» **AIM**
The lines from the top of the material below through the line containing "plt.rcParams['font.family'] = ['Liberation" are to be printed exactly, with pictures omitted.

» **SUPPLIED INFORMATION**

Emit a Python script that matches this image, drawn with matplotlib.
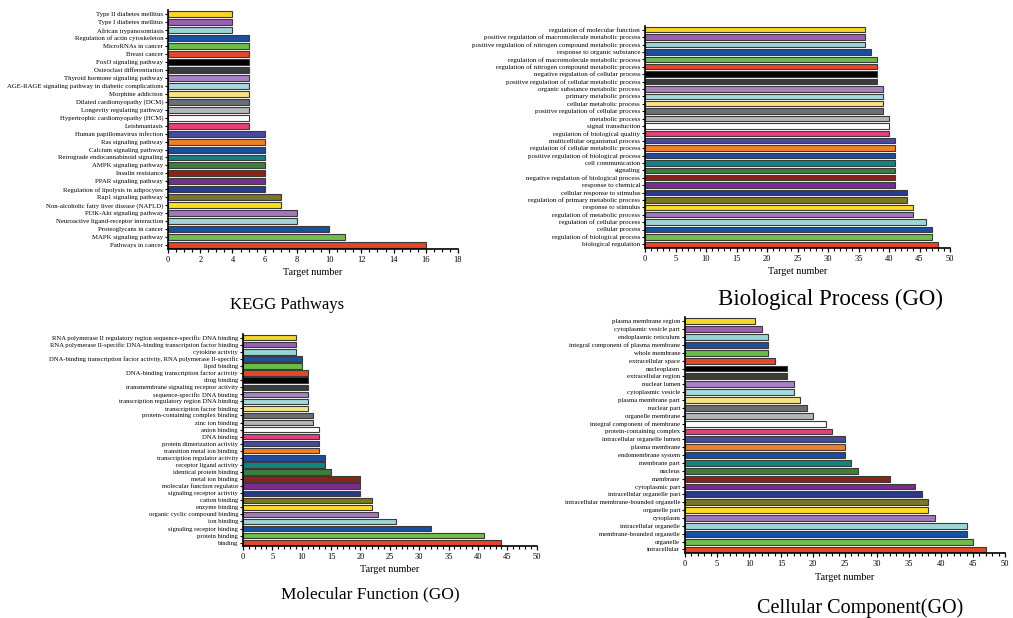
import numpy as np
import matplotlib
matplotlib.use("Agg")
import matplotlib.pyplot as plt
from matplotlib.ticker import MultipleLocator

plt.rcParams['font.family'] = ['Liberation Serif', 'DejaVu Serif']

# colour sequence, applied from the top bar downwards (same in all four panels)
palette = ['#F7D52A', '#9B5FB4', '#9AD3D6', '#1F4E9E', '#6BBD4A', '#E8462A',
           '#000000', '#3A3C3D', '#A882C4', '#A5D8DC', '#F9E380', '#6C6F70',
           '#B3B6B8', '#FFFFFF', '#E83E7E', '#464B9E', '#F07F2C', '#1C4E9D',
           '#148482', '#3E7D3A', '#8B2418', '#7B2C90', '#283B8A', '#7D7623',
           '#FDDD1F', '#A277BD', '#9ED6D8', '#1751A2', '#70BF4B', '#EA4423']

# ---- KEGG pathways (top to bottom)
kegg_terms = ["Type II diabetes mellitus", "Type I diabetes mellitus", "African trypanosomiasis",
              "Regulation of actin cytoskeleton", "MicroRNAs in cancer", "Breast cancer",
              "FoxO signaling pathway", "Osteoclast differentiation", "Thyroid hormone signaling pathway",
              "AGE-RAGE signaling pathway in diabetic complications", "Morphine addiction",
              "Dilated cardiomyopathy (DCM)", "Longevity regulating pathway",
              "Hypertrophic cardiomyopathy (HCM)", "Leishmaniasis", "Human papillomavirus infection",
              "Ras signaling pathway", "Calcium signaling pathway", "Retrograde endocannabinoid signaling",
              "AMPK signaling pathway", "Insulin resistance", "PPAR signaling pathway",
              "Regulation of lipolysis in adipocytes", "Rap1 signaling pathway",
              "Non-alcoholic fatty liver disease (NAFLD)", "PI3K-Akt signaling pathway",
              "Neuroactive ligand-receptor interaction", "Proteoglycans in cancer",
              "MAPK signaling pathway", "Pathways in cancer"]
kegg_counts = [4, 4, 4, 5, 5, 5, 5, 5, 5, 5, 5, 5, 5, 5, 5, 6, 6, 6, 6, 6, 6, 6, 6, 7, 7, 8, 8, 10, 11, 16]

# ---- Biological process
bp_terms = ["regulation of molecular function", "positive regulation of macromolecule metabolic process",
            "positive regulation of nitrogen compound metabolic process", "response to organic substance",
            "regulation of macromolecule metabolic process", "regulation of nitrogen compound metabolic process",
            "negative regulation of cellular process", "positive regulation of cellular metabolic process",
            "organic substance metabolic process", "primary metabolic process", "cellular metabolic process",
            "positive regulation of cellular process", "metabolic process", "signal transduction",
            "regulation of biological quality", "multicellular organismal process",
            "regulation of cellular metabolic process", "positive regulation of biological process",
            "cell communication", "signaling", "negative regulation of biological process",
            "response to chemical", "cellular response to stimulus", "regulation of primary metabolic process",
            "response to stimulus", "regulation of metabolic process", "regulation of cellular process",
            "cellular process", "regulation of biological process", "biological regulation"]
bp_counts = [36, 36, 36, 37, 38, 38, 38, 38, 39, 39, 39, 39, 40, 40, 40, 41, 41, 41, 41, 41, 41, 41,
             43, 43, 44, 44, 46, 47, 47, 48]

# ---- Molecular function
mf_terms = ["RNA polymerase II regulatory region sequence-specific DNA binding",
            "RNA polymerase II-specific DNA-binding transcription factor binding", "cytokine activity",
            "DNA-binding transcription factor activity, RNA polymerase II-specific", "lipid binding",
            "DNA-binding transcription factor activity", "drug binding",
            "transmembrane signaling receptor activity", "sequence-specific DNA binding",
            "transcription regulatory region DNA binding", "transcription factor binding",
            "protein-containing complex binding", "zinc ion binding", "anion binding", "DNA binding",
            "protein dimerization activity", "transition metal ion binding", "transcription regulator activity",
            "receptor ligand activity", "identical protein binding", "metal ion binding",
            "molecular function regulator", "signaling receptor activity", "cation binding", "enzyme binding",
            "organic cyclic compound binding", "ion binding", "signaling receptor binding", "protein binding",
            "binding"]
mf_counts = [9, 9, 9, 10, 10, 11, 11, 11, 11, 11, 11, 12, 12, 13, 13, 13, 13, 14, 14, 15, 20, 20, 20,
             22, 22, 23, 26, 32, 41, 44]

# ---- Cellular component
cc_terms = ["plasma membrane region", "cytoplasmic vesicle part", "endoplasmic reticulum",
            "integral component of plasma membrane", "whole membrane", "extracellular space", "nucleoplasm",
            "extracellular region", "nuclear lumen", "cytoplasmic vesicle", "plasma membrane part",
            "nuclear part", "organelle membrane", "integral component of membrane", "protein-containing complex",
            "intracellular organelle lumen", "plasma membrane", "endomembrane system", "membrane part",
            "nucleus", "membrane", "cytoplasmic part", "intracellular organelle part",
            "intracellular membrane-bounded organelle", "organelle part", "cytoplasm", "intracellular organelle",
            "membrane-bounded organelle", "organelle", "intracellular"]
cc_counts = [11, 12, 13, 13, 13, 14, 16, 16, 17, 17, 18, 19, 20, 22, 23, 25, 25, 25, 26, 27, 32, 36, 37,
             38, 38, 39, 44, 44, 45, 47]

W, H = 1013, 618
fig = plt.figure(figsize=(W / 100, H / 100), dpi=100)


def px_axes(x0, y0, x1, y1):
    return fig.add_axes([x0 / W, 1 - y1 / H, (x1 - x0) / W, (y1 - y0) / H])


def bar_panel(ax, terms, counts, xmax, major, minor, label_size):
    n = len(terms)
    y = np.arange(n)[::-1]
    ax.barh(y, counts, height=0.75, color=palette[:n], edgecolor='#3a3a3a', linewidth=0.8)
    ax.set_ylim(-0.5, n - 0.5)
    ax.set_xlim(0, xmax)
    ax.set_yticks(y)
    ax.set_yticklabels(terms, fontsize=label_size)
    ax.xaxis.set_major_locator(MultipleLocator(major))
    ax.xaxis.set_minor_locator(MultipleLocator(minor))
    ax.tick_params(axis='x', labelsize=6, length=3, width=0.9, pad=2)
    ax.tick_params(axis='x', which='minor', length=1.8, width=0.8)
    ax.tick_params(axis='y', length=2, width=0.8, pad=1.5)
    for s in ['top', 'right']:
        ax.spines[s].set_visible(False)
    for s in ['left', 'bottom']:
        ax.spines[s].set_linewidth(1.2)
    ax.set_xlabel("Target number", fontsize=7.3, labelpad=3)


ax1 = px_axes(168, 10.3, 458, 249)
bar_panel(ax1, kegg_terms, kegg_counts, 18, 2, 0.5, 4.9)

ax2 = px_axes(645, 26, 950, 248)
bar_panel(ax2, bp_terms, bp_counts, 50, 5, 1, 5.0)

ax3 = px_axes(243, 334.2, 536.7, 546.2)
bar_panel(ax3, mf_terms, mf_counts, 50, 5, 1, 4.8)

ax4 = px_axes(685, 317.4, 1005, 553.4)
bar_panel(ax4, cc_terms, cc_counts, 50, 5, 1, 4.9)

fig.text(287 / W, 1 - 305 / H, "KEGG Pathways", fontsize=12, ha='center', va='center')
fig.text(830 / W, 1 - 299 / H, "Biological Process (GO)", fontsize=16.5, ha='center', va='center')
fig.text(370 / W, 1 - 594 / H, "Molecular Function (GO)", fontsize=12.5, ha='center', va='center')
fig.text(860 / W, 1 - 608 / H, "Cellular Component(GO)", fontsize=14.5, ha='center', va='center')

fig.savefig("out.png", dpi=100)
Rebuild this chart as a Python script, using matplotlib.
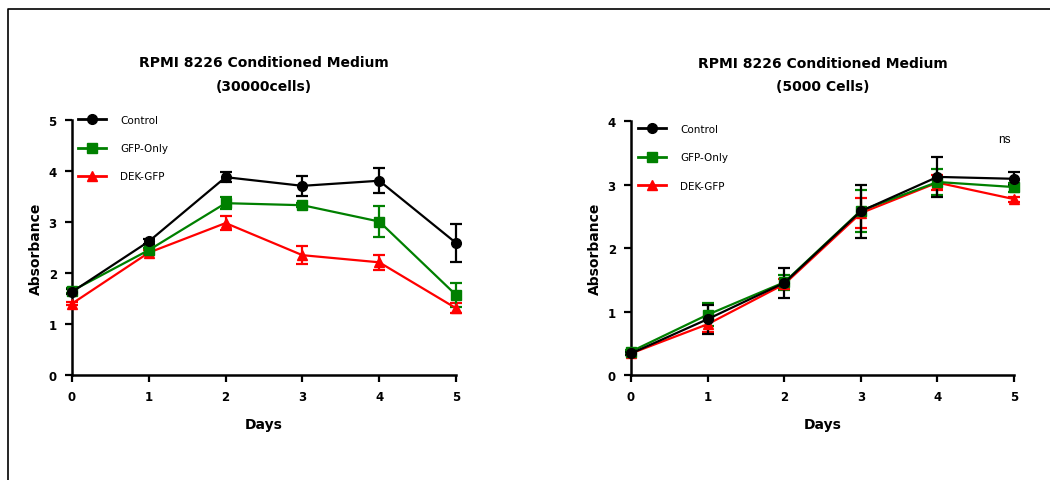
import numpy as np
import matplotlib
matplotlib.use("Agg")
import matplotlib.pyplot as plt
from matplotlib.lines import Line2D

days = [0, 1, 2, 3, 4, 5]
groups = ["Control", "GFP-Only", "DEK-GFP"]

# 30000 cells
ctrl_30k = [1.63, 2.62, 3.88, 3.71, 3.81, 2.59]
ctrl_30k_err = [0.05, 0.05, 0.10, 0.20, 0.25, 0.38]
gfp_30k = [1.65, 2.45, 3.37, 3.33, 3.01, 1.57]
gfp_30k_err = [0.05, 0.05, 0.12, 0.04, 0.30, 0.23]
dek_30k = [1.40, 2.40, 2.98, 2.35, 2.21, 1.31]
dek_30k_err = [0.03, 0.05, 0.14, 0.18, 0.15, 0.10]

# 5000 cells
ctrl_5k = [0.34, 0.88, 1.45, 2.58, 3.12, 3.09]
ctrl_5k_err = [0.03, 0.23, 0.23, 0.42, 0.31, 0.10]
gfp_5k = [0.37, 0.95, 1.46, 2.59, 3.04, 2.96]
gfp_5k_err = [0.03, 0.18, 0.12, 0.33, 0.20, 0.07]
dek_5k = [0.34, 0.80, 1.43, 2.55, 3.03, 2.77]
dek_5k_err = [0.03, 0.12, 0.08, 0.23, 0.12, 0.04]

colors = ["black", "#008000", "#ff0000"]
markers = ["o", "s", "^"]

plt.rcParams["font.family"] = ["DejaVu Sans"]


def draw_panel(ax, series, errs, title, ymax, legend_xy):
    # control drawn last so it sits on top
    for i in reversed(range(len(groups))):
        ax.errorbar(days, series[i], yerr=errs[i], color=colors[i], marker=markers[i],
                    markersize=7, linewidth=1.6, elinewidth=1.6, capsize=4.5,
                    capthick=1.6, clip_on=False, zorder=3)
    ax.set_xlim(0, 5)
    ax.set_ylim(0, ymax)
    ax.set_xticks(days)
    ax.set_yticks(range(ymax + 1))
    for side in ["top", "right"]:
        ax.spines[side].set_visible(False)
    for side in ["left", "bottom"]:
        ax.spines[side].set_linewidth(1.8)
    ax.tick_params(width=1.6, length=5, labelsize=8.5, pad=6)
    for t in ax.get_xticklabels() + ax.get_yticklabels():
        t.set_fontweight("bold")
    ax.set_xlabel("Days", fontsize=10, fontweight="bold", labelpad=10)
    ax.set_ylabel("Absorbance", fontsize=10, fontweight="bold", labelpad=4)
    ax.set_title(title, fontsize=10, fontweight="bold", linespacing=1.9, pad=22)
    handles = [Line2D([], [], color=c, marker=m, markersize=7, linewidth=2)
               for c, m in zip(colors, markers)]
    ax.legend(handles, groups, loc="upper left", bbox_to_anchor=legend_xy, frameon=False,
              fontsize=7.5, handlelength=2.7, labelspacing=1.75, handletextpad=1.35,
              borderaxespad=0, borderpad=0)


fig = plt.figure(figsize=(10.5, 4.81), dpi=100)
ax1 = fig.add_axes([0.0686, 0.2183, 0.3657, 0.530])
ax2 = fig.add_axes([0.601, 0.2183, 0.3648, 0.528])

draw_panel(ax1, [ctrl_30k, gfp_30k, dek_30k], [ctrl_30k_err, gfp_30k_err, dek_30k_err],
           "RPMI 8226 Conditioned Medium\n(30000cells)", 5, (0.016, 1.02))
draw_panel(ax2, [ctrl_5k, gfp_5k, dek_5k], [ctrl_5k_err, gfp_5k_err, dek_5k_err],
           "RPMI 8226 Conditioned Medium\n(5000 Cells)", 4, (0.018, 0.988))

ax2.text(4.87, 3.72, "ns", fontsize=8.5, family="Liberation Sans", ha="center", va="center")

# outer frame (top and left edges)
fig.add_artist(Line2D([0.008, 0.008, 1.0], [0.0, 0.979, 0.979], color="black", linewidth=1.2,
                      transform=fig.transFigure))

fig.savefig("out.png", dpi=100)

» **ANSWER BELOW**
Emit a Python script that matches this image, drawn with matplotlib.
import numpy as np
import matplotlib
matplotlib.use("Agg")
import matplotlib.pyplot as plt
from matplotlib.ticker import MultipleLocator

plt.rcParams['font.family'] = ['Liberation Serif', 'DejaVu Serif']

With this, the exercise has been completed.